The team followed their away win by thumping Rajasthan in the return game at Eden Gardens, and this time the bowlers were the stars. Led by Balaji, who uncorked one of the deliveries of the tournament to get rid of Shane Watson, they toppled Rajasthan for 81 and waltzed to victory. Gambhir was there at the end once again.
Having seen Kolkata demolish his team twice, Rajasthan chief executive Sean Morris needs no further convincing. He says Kolkata are a formidable side and expects them to be there at the business end of the tournament. "They have some of the best players in the world. Lots of variety in their bowling attack. They are a well-organised and well-run unit. I always thought they would be one of the top teams."
Kolkata are targeting a semi-final spot this season and Lal reckons they have a good shot at making the knockout stages. He ranks Mumbai Indians and Chennai as the best teams in the tournament, with Kolkata right behind, though he is quick to point out how unpredictable Twenty20 cricket can be. "I expected the last team to be successful. The cricketers all underperformed. Call it ill luck. Call it lack of gelling. Everything went wrong."
Kolkata stumbled against Kochi and Royal Challengers at home, but rebounded by beating Delhi Daredevils on Thursday.
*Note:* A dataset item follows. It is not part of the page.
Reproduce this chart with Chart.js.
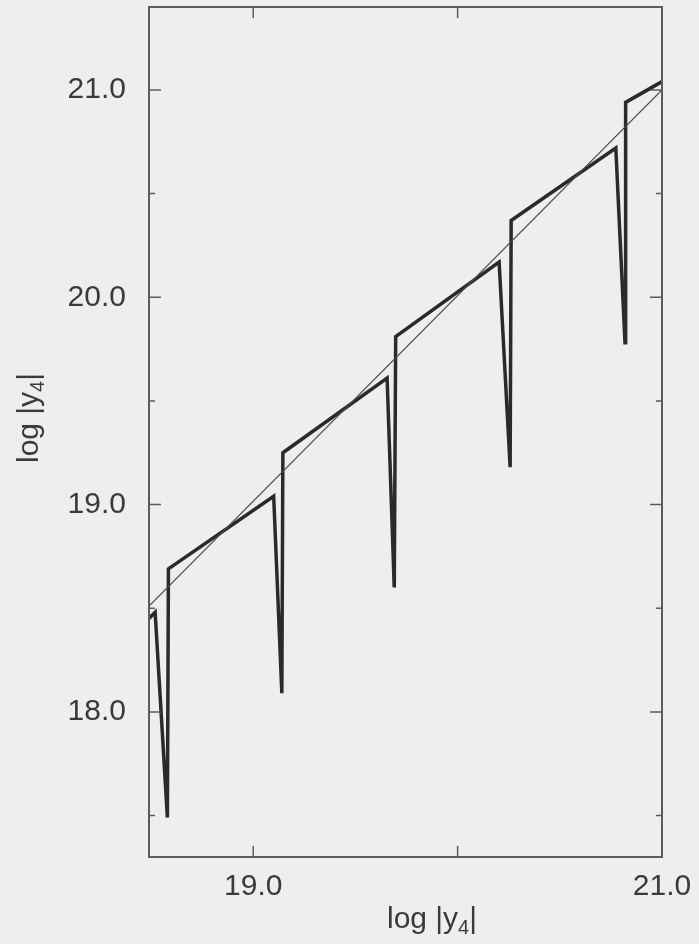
<!DOCTYPE html>
<html lang="en">
<head>
<meta charset="UTF-8">
<title>log |y4| against log |y4|</title>
<script src="https://cdn.jsdelivr.net/npm/chart.js"></script>
<style>
  html, body { margin: 0; padding: 0; background: #eeeeec; }
  canvas { display: block; }
</style>
</head>
<body>
<canvas id="logChart" width="699" height="944"></canvas>
<script>
// sawtooth curve (thick line)
const sawX = [18.49, 18.52, 18.58, 18.585, 19.10, 19.14, 19.145, 19.655, 19.69, 19.697, 20.203, 20.257, 20.262, 20.774, 20.819, 20.822, 21.0];
const sawY = [18.45, 18.48, 17.49, 18.69, 19.04, 18.09, 19.25, 19.61, 18.60, 19.81, 20.17, 19.18, 20.37, 20.72, 19.78, 20.94, 21.04];

// straight reference line (thin)
const refX = [18.49, 21.0];
const refY = [18.51, 21.0];

const xTicks = [19, 20, 21];
const xTickLabels = ['19.0', '', '21.0'];
const yTicks = [17.5, 18, 18.5, 19, 19.5, 20, 20.5, 21];
const yTickLabels = ['', '18.0', '', '19.0', '', '20.0', '', '21.0'];

const axisTitle = 'log |y';
const axisSub = '4';

const FONT = '"Liberation Sans", Arial, Helvetica, sans-serif';
const INK = '#3a3a3a';

function toPoints(xs, ys) {
    return xs.map((v, i) => ({ x: v, y: ys[i] }));
}

// draws "log |y4|" with a real subscript, centred on (cx, baseline)
function drawTitle(ctx, cx, baseline) {
    ctx.font = '30px ' + FONT;
    const w1 = ctx.measureText(axisTitle).width;
    const w3 = ctx.measureText('|').width;
    ctx.font = '20px ' + FONT;
    const w2 = ctx.measureText(axisSub).width;
    let x = cx - (w1 + w2 + w3) / 2;
    ctx.textAlign = 'left';
    ctx.textBaseline = 'alphabetic';
    ctx.font = '30px ' + FONT;
    ctx.fillText(axisTitle, x, baseline);
    x += w1;
    ctx.font = '20px ' + FONT;
    ctx.fillText(axisSub, x, baseline + 6);
    x += w2;
    ctx.font = '30px ' + FONT;
    ctx.fillText('|', x, baseline);
}

const frameAndTicks = {
    id: 'frameAndTicks',
    afterDraw(chart) {
        const { ctx, chartArea: a, scales: { x, y } } = chart;
        ctx.save();
        ctx.strokeStyle = '#5c5c5c';
        ctx.lineWidth = 2;
        ctx.strokeRect(a.left, a.top, a.right - a.left, a.bottom - a.top);

        // inward ticks on all four sides
        ctx.lineWidth = 1.5;
        ctx.beginPath();
        xTicks.forEach(v => {
            const px = x.getPixelForValue(v);
            ctx.moveTo(px, a.bottom); ctx.lineTo(px, a.bottom - 11);
            ctx.moveTo(px, a.top); ctx.lineTo(px, a.top + 11);
        });
        yTicks.forEach(v => {
            const py = y.getPixelForValue(v);
            const len = Number.isInteger(v) ? 12 : 6;
            ctx.moveTo(a.left, py); ctx.lineTo(a.left + len, py);
            ctx.moveTo(a.right, py); ctx.lineTo(a.right - len, py);
        });
        ctx.stroke();

        // axis titles
        ctx.fillStyle = INK;
        drawTitle(ctx, a.left + 283, a.bottom + 71);
        ctx.translate(38, a.top + 411);
        ctx.rotate(-Math.PI / 2);
        drawTitle(ctx, 0, 0);
        ctx.restore();
    }
};

const config = {
    type: 'scatter',
    data: {
        datasets: [
            {
                label: 'reference',
                data: toPoints(refX, refY),
                showLine: true,
                borderColor: '#4a4a4a',
                borderWidth: 1.2,
                pointRadius: 0
            },
            {
                label: 'log |y4|',
                data: toPoints(sawX, sawY),
                showLine: true,
                borderColor: '#2a2a2a',
                borderWidth: 3.5,
                borderJoinStyle: 'miter',
                pointRadius: 0
            }
        ]
    },
    options: {
        responsive: false,
        animation: false,
        layout: { padding: { top: 7, right: 37, left: 0, bottom: 0 } },
        plugins: {
            legend: { display: false },
            tooltip: { enabled: false }
        },
        scales: {
            x: {
                type: 'linear',
                min: 18.49,
                max: 21.0,
                afterBuildTicks: s => { s.ticks = xTicks.map(v => ({ value: v })); },
                afterFit: s => { s.height = 87; s.paddingLeft = 0; s.paddingRight = 0; },
                grid: { display: false, drawTicks: false },
                border: { display: false },
                ticks: {
                    autoSkip: false,
                    maxRotation: 0,
                    padding: 12,
                    color: INK,
                    font: { family: FONT, size: 30 },
                    callback: (v, i) => xTickLabels[i]
                }
            },
            y: {
                type: 'linear',
                min: 17.3,
                max: 21.4,
                afterBuildTicks: s => { s.ticks = yTicks.map(v => ({ value: v })); },
                afterFit: s => { s.width = 149; s.paddingTop = 0; s.paddingBottom = 0; },
                grid: { display: false, drawTicks: false },
                border: { display: false },
                ticks: {
                    autoSkip: false,
                    padding: 23,
                    color: INK,
                    font: { family: FONT, size: 30 },
                    callback: (v, i) => yTickLabels[i]
                }
            }
        }
    },
    plugins: [frameAndTicks]
};

new Chart(document.getElementById('logChart').getContext('2d'), config);
</script>
</body>
</html>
It was the lesser-known players who shone in the 17-run win: local boy Tiwary top- scored with 61, and Abdulla took three crucial wickets. Adbulla is now their leading wicket-taker this season with eight, the same as Yusuf, who has yet to shine with the bat but has delivered consistently with the ball. Meanwhile Tiwary has 194 runs at 97, just shy of Gambhir, with Kallis a little further ahead, emphasising the depth in this team.
The win over Delhi took Kolkata above Chennai on net run rate and into second place. Rubbing shoulders with the defending champions is a heady place for them to be, and early vindication for stripping the cupboard bare and restocking it.